_Work to complete_
Collect each line of the entries that holds the string "this".

_Provided material_
○ ○ ○ ○ ○ ○ ○
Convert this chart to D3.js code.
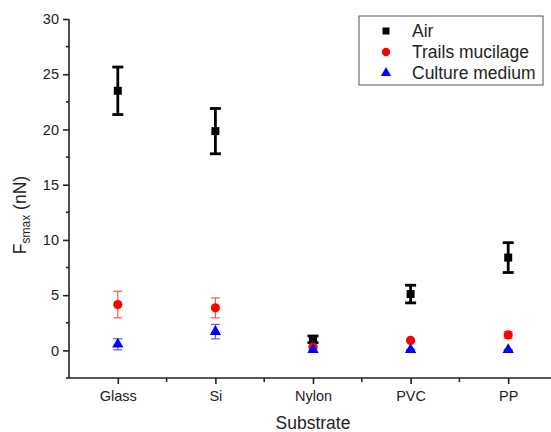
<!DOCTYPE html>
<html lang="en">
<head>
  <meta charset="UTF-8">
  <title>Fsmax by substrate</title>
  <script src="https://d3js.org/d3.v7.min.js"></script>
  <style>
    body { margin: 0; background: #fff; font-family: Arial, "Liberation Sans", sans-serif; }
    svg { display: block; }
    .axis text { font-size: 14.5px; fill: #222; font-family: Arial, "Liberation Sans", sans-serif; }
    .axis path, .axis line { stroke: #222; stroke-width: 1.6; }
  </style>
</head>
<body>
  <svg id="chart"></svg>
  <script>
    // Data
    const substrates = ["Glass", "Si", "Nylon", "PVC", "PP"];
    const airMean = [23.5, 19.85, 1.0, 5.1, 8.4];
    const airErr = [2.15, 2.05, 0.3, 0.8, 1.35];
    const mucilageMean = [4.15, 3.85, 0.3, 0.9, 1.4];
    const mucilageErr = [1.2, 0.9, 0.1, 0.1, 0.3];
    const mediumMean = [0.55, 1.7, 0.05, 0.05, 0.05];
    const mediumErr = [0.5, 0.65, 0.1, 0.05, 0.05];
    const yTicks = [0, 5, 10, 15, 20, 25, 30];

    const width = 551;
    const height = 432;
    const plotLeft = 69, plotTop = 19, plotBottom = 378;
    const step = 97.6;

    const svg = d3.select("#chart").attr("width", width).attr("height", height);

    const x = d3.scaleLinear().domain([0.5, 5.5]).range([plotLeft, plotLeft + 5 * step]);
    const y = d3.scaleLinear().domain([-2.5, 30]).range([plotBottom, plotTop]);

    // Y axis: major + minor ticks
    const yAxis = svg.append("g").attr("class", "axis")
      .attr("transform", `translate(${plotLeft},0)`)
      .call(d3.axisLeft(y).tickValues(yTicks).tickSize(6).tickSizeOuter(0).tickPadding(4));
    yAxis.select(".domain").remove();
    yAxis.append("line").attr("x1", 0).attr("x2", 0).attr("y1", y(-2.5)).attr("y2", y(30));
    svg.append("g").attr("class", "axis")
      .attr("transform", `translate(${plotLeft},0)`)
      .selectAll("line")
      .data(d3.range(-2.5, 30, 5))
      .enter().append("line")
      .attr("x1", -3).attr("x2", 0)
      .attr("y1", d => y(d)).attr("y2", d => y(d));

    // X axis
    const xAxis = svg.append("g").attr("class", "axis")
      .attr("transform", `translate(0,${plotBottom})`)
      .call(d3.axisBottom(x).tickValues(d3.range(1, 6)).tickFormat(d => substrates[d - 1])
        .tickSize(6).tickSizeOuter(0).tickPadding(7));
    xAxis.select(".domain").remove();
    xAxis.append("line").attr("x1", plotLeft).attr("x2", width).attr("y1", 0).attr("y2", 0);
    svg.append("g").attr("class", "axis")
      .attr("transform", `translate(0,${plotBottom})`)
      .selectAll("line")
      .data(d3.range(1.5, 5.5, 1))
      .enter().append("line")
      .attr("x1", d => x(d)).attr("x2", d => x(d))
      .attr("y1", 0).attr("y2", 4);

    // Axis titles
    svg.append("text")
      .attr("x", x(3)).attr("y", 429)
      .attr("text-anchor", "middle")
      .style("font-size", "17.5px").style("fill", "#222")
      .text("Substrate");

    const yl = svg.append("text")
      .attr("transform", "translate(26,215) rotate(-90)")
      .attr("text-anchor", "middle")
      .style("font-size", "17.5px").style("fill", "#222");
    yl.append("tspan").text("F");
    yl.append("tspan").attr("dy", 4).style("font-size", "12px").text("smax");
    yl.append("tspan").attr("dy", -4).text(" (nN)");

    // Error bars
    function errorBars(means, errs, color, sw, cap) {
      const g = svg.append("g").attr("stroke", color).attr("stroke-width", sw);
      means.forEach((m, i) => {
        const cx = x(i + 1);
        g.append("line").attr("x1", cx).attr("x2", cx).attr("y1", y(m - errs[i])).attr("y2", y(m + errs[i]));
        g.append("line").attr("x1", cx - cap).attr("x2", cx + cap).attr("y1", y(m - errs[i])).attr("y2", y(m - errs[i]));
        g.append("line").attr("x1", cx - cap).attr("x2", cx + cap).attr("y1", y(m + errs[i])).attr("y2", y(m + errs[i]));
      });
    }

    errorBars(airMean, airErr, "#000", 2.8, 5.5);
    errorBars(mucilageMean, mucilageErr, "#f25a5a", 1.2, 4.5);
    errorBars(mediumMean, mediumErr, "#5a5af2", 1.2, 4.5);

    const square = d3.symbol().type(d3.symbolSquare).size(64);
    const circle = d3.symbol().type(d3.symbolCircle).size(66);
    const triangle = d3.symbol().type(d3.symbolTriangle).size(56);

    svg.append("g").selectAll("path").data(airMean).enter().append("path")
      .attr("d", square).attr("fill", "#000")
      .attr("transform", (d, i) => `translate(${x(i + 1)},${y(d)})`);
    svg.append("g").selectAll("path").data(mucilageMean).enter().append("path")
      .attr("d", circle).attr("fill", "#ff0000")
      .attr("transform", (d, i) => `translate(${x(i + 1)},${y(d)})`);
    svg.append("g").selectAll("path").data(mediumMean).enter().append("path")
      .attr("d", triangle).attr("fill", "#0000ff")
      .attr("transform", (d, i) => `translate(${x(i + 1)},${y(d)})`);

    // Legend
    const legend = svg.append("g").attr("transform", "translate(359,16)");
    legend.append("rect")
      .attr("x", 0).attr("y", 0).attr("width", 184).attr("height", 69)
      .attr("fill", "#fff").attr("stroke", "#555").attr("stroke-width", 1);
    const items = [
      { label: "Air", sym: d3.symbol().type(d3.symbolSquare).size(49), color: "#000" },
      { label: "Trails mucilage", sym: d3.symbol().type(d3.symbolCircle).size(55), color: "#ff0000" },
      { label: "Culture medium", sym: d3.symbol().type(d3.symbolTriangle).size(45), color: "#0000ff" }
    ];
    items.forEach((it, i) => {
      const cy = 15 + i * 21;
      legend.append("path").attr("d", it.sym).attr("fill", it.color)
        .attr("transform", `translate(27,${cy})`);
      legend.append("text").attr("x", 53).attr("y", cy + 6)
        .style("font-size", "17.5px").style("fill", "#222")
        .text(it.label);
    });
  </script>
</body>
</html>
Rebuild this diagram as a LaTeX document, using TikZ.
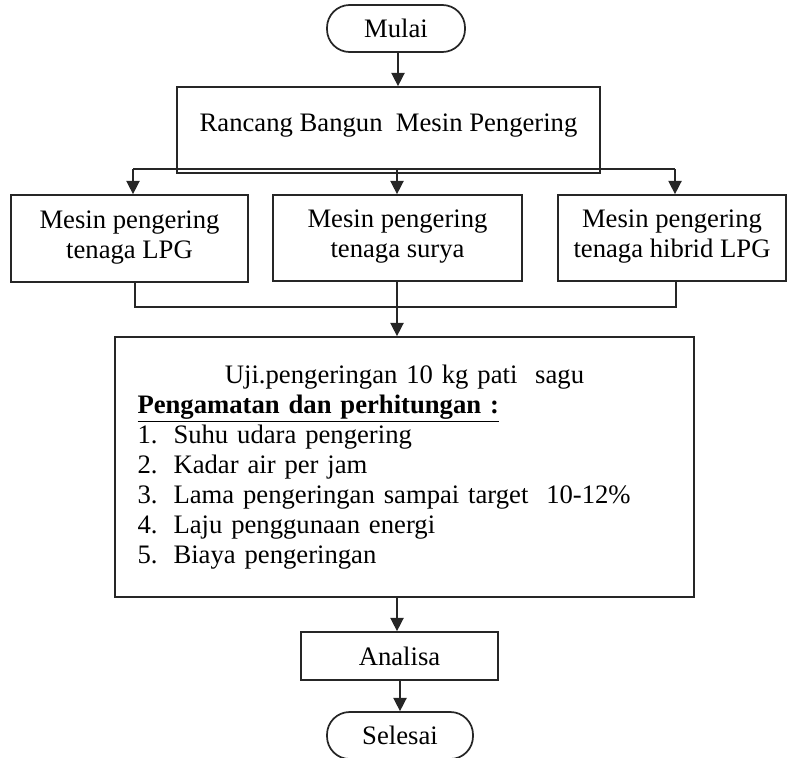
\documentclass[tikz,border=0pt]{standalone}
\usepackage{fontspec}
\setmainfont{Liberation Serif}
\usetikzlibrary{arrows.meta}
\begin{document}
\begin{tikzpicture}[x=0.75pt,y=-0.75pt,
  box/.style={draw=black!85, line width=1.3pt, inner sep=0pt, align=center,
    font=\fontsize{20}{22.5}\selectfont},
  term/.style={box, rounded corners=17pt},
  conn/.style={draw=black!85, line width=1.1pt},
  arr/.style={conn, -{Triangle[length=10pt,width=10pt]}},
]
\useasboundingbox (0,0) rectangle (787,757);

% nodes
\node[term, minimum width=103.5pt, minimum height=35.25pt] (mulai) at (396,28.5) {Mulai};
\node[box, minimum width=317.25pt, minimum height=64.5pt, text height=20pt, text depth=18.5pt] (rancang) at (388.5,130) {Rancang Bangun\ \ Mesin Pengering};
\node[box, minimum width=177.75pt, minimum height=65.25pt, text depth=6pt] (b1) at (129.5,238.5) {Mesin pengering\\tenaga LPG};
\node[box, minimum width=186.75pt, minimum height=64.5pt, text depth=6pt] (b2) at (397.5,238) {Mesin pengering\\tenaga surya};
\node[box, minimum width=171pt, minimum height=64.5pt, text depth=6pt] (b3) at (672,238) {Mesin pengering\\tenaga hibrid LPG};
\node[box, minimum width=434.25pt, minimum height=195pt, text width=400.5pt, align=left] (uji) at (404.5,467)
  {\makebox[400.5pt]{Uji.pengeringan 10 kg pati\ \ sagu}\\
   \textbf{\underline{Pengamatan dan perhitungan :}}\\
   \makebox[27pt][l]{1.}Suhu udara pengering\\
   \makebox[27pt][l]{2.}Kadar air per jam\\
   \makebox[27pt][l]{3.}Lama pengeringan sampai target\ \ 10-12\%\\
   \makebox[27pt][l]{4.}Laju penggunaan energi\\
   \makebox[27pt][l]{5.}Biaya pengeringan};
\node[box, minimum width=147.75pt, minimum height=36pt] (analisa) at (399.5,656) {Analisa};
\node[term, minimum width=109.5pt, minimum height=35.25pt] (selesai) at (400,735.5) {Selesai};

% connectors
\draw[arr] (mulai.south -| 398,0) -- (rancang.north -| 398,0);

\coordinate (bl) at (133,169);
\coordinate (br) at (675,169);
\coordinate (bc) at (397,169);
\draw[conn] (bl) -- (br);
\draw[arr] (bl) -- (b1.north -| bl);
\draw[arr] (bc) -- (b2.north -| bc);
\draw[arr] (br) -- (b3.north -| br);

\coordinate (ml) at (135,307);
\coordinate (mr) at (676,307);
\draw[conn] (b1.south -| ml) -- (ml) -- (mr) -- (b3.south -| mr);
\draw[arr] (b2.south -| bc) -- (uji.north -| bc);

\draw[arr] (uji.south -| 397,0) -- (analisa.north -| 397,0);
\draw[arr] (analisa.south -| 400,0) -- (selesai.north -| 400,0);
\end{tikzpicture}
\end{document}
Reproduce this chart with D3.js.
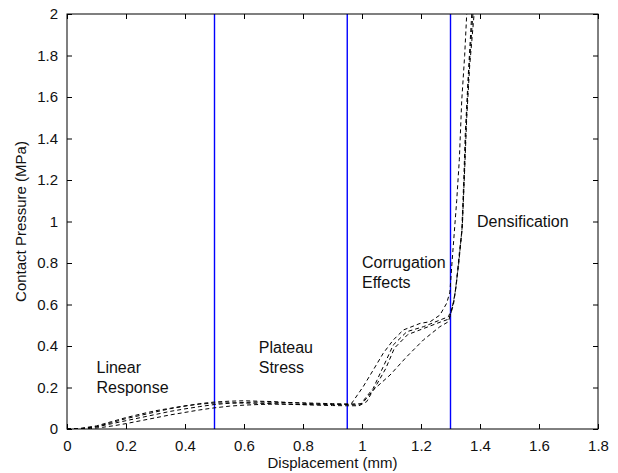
○ ○ ○ ○ ○ ○ ○
_Task result_
Convert this chart to D3.js code.
Rebuild this diagram as a LaTeX document, using TikZ.
Reproduce this chart with D3.js.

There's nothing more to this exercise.